Se dovessi consigliarvi dei titoli, i miei preferiti restano (per ora) firmati con lo pseudonimo: La regina della casa racconta la storia di un giovane avvocato stakanovista, che fa di tutto per ottenere il posto di socio nello studio legale in cui lavora. A causa di un errore, però, teme che la sua carriera sia stroncata e così fugge in campagna, dove finisce per diventare la domestica di una ricca famiglia. Ovviamente senza avere la minima nozione di cura della casa o di cucina! Un altro titolo che adoro è Ho il tuo numero, davvero romantico: protagonista una promessa sposa che perde all’improvviso il suo prezioso anello di fidanzamento e contemporaneamente è derubata del suo cellulare. Le cose si complicano quando ne trova uno nella spazzatura e inizia a rispondere ai messaggi di un importante uomo d’affari, che si rivolge a lei come se fosse la sua segretaria…

Storia di una ladra di libri, la guerra lontano dalla guerra

Ci è voluto un po’ di coraggio per riuscire a leggere questo libro, e non perché sia ambientato durante la Seconda Guerra Mondiale; piuttosto perché stazionava nella mia libreria dal novembre 2014, un regalo di compleanno che temevo avrebbe portato con sé ricordi che preferisco tenere inscatolati. Invece, Storia di una ladra di libri non mi ha assolutamente fatto del male, anzi, per la prima volta dopo tanto tempo un libro è riuscito a farmi emozionare davvero, a commuovermi.

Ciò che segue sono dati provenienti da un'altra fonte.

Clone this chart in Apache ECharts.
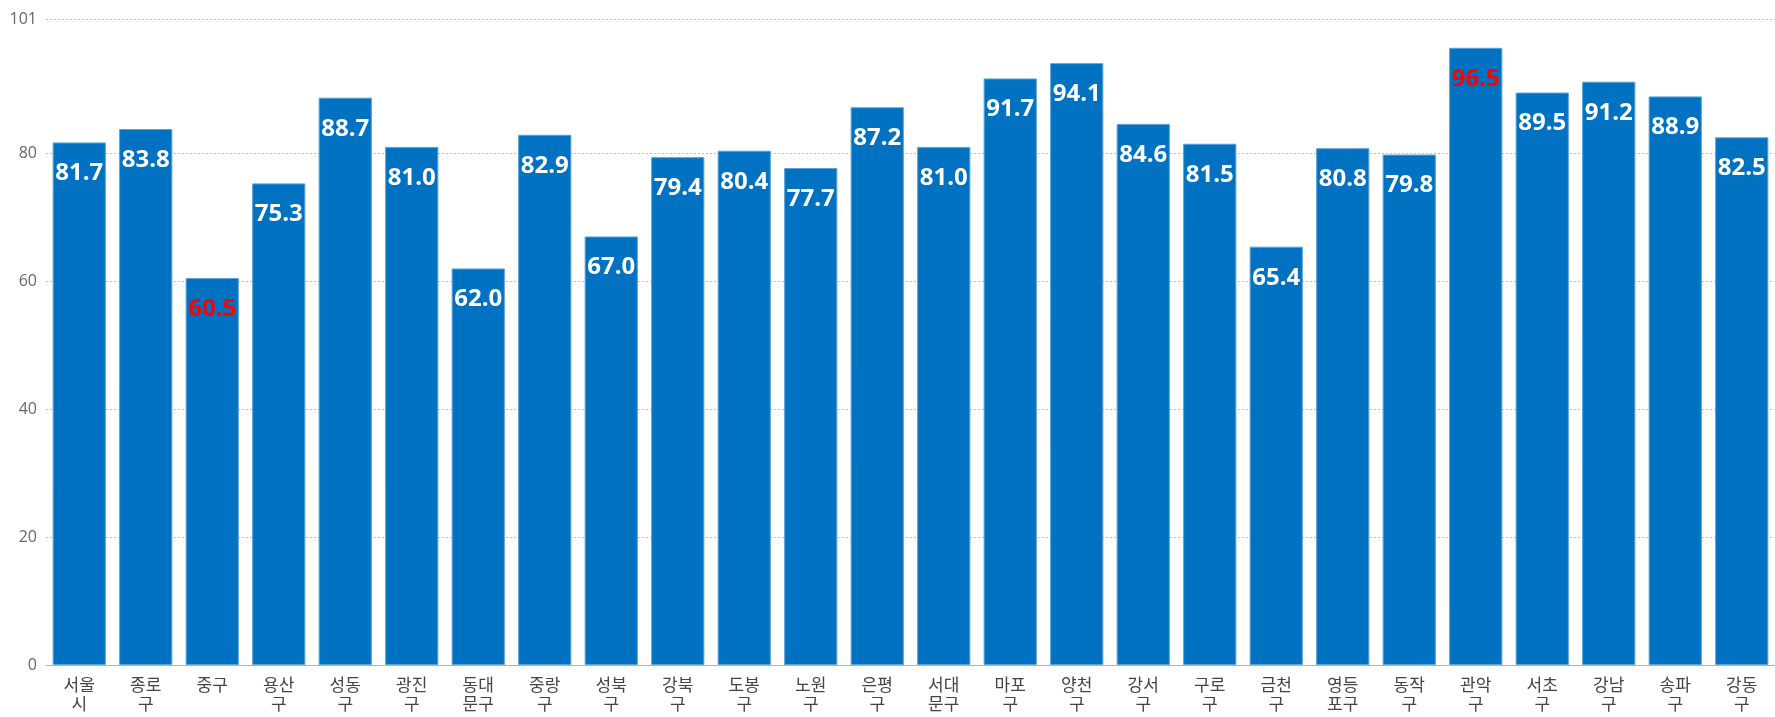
<!DOCTYPE html>
<html>
<head>
<meta charset="utf-8">
<script src="https://cdn.jsdelivr.net/npm/echarts@6/dist/echarts.min.js"></script>
<style>
  html, body { margin: 0; padding: 0; background: #fff; }
  #chart { width: 1775px; height: 717px; }
</style>
</head>
<body>
<div id="chart"></div>
<script>
var districts = [
  "서울시", "종로구", "중구", "용산구", "성동구", "광진구", "동대문구", "중랑구", "성북구",
  "강북구", "도봉구", "노원구", "은평구", "서대문구", "마포구", "양천구", "강서구", "구로구",
  "금천구", "영등포구", "동작구", "관악구", "서초구", "강남구", "송파구", "강동구"
];
var scores = [
  81.7, 83.8, 60.5, 75.3, 88.7, 81.0, 62.0, 82.9, 67.0,
  79.4, 80.4, 77.7, 87.2, 81.0, 91.7, 94.1, 84.6, 81.5,
  65.4, 80.8, 79.8, 96.5, 89.5, 91.2, 88.9, 82.5
];
var yTicks = [0, 20, 40, 60, 80, 101];

var minScore = Math.min.apply(null, scores);
var maxScore = Math.max.apply(null, scores);

var myChart = echarts.init(document.getElementById("chart"));
var option = {
  animation: false,
  grid: {
    top: 19,
    bottom: 52,
    left: 46,
    right: -4,
    containLabel: false
  },
  xAxis: {
    type: "category",
    data: districts,
    axisLine: { lineStyle: { color: "#b3b3b3", width: 1 } },
    axisTick: { show: false },
    axisLabel: {
      color: "#444444",
      fontSize: 17,
      lineHeight: 19,
      margin: 10,
      interval: 0,
      fontFamily: "Noto Sans CJK KR",
      formatter: function (name) {
        // 두 글자씩 줄바꿈
        var out = [];
        for (var i = 0; i < name.length; i += 2) {
          out.push(name.substring(i, i + 2));
        }
        return out.join("\n");
      }
    }
  },
  yAxis: {
    type: "value",
    min: 0,
    max: 101,
    axisLine: { show: false },
    axisTick: { show: false, customValues: yTicks },
    axisLabel: {
      customValues: yTicks,
      color: "#666666",
      fontSize: 16,
      margin: 9,
      fontFamily: "Open Sans"
    },
    splitLine: {
      show: true,
      lineStyle: { type: [2, 2], color: "#bdbdbd", width: 1 }
    }
  },
  series: [
    {
      type: "bar",
      data: scores,
      barCategoryGap: "20%",
      itemStyle: {
        color: "#0072C1",
        borderColor: "#5aa2d8",
        borderWidth: 1
      },
      label: {
        show: true,
        position: "insideTop",
        distance: 19,
        fontFamily: "Open Sans",
        fontWeight: 700,
        fontSize: 24,
        color: "#ffffff",
        formatter: function (p) {
          var txt = p.value.toFixed(1);
          if (p.value === minScore || p.value === maxScore) {
            return "{red|" + txt + "}";
          }
          return txt;
        },
        rich: {
          red: {
            color: "#ff0000",
            fontFamily: "Open Sans",
            fontWeight: 700,
            fontSize: 24
          }
        }
      }
    }
  ]
};
myChart.setOption(option);
</script>
</body>
</html>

Liesel Meminger parte con la madre e il fratellino, diretta verso un sobborgo di Monaco di Baviera: suo padre è stato incarcerato, reo di aderire al comunismo, e la madre ha scelto per i suoi figli una vita non certo agiata ma comunque più sicura, lasciandoli in adozione presso una famiglia tedesca. Il fratello, però, si ammala durante il viaggio e muore: Liesel si ritrova così in un mondo a lei completamente sconosciuto, spaventata e priva dei suoi affetti. Nella nuova famiglia saprà però trovare l’amore di Papà, che da subito l’accudisce, e anche quello di Mamma, nonostante i suoi modi burberi. Impara perfino a leggere, riuscendo a rubare un libro. La vita famigliare cambia totalmente quando suo padre decide di accogliere e nascondere un ebreo nella loro cantina: la guerra è iniziata, e a Molching niente sarà più come prima.

Il titolo di questo romanzo è meraviglioso: io non avrei mai immaginato un personaggio talmente attratto dai libri (e inizialmente in modo inspiegabile, dato che la protagonista non sa leggere e ruba un manuale per becchini) da iniziare a salvarne quanti è in suo potere, dal rileggerli in continuazione fino a imparare una lingua sconosciuta, dal far diventare un oggetto il simbolo della propria esistenza. Quando dico che questo libro mi ha emozionato non intendo dire che ho pianto leggendo il triste epilogo: no, mi ha commosso, mi ha toccato nel profondo, perché ogni particolare è al tempo stesso delicato e pungente, portatore di una traccia di riflessione. La vicenda inizia nel 1942, la guerra è già iniziata da tre anni, eppure, nonostante si soffra la fame, nonostante aleggi lo spettro di quanto sta accadendo a chi non è tedesco, il conflitto non riesce a raggiungere il lettore.

Non ho capito bene come l’autore ci sia riuscito, ma attraverso il racconto delle giornate di Liesel, della sua profonda amicizia con Rudy, il coetaneo vicino di casa, del suo rapporto con la famiglia, i vicini, con Max, l’ebreo nascosto, la guerra c’è nella sua brutalità, ma sembra quasi appiattita dalla forza d’animo e dalla positività della ragazzina, che lotta strenuamente, quasi senza rendersene conto, inondando chiunque le stia vicino con la sua inconsapevole speranza, la sua luce. Anche il narratore, la Morte, ne è affascinato.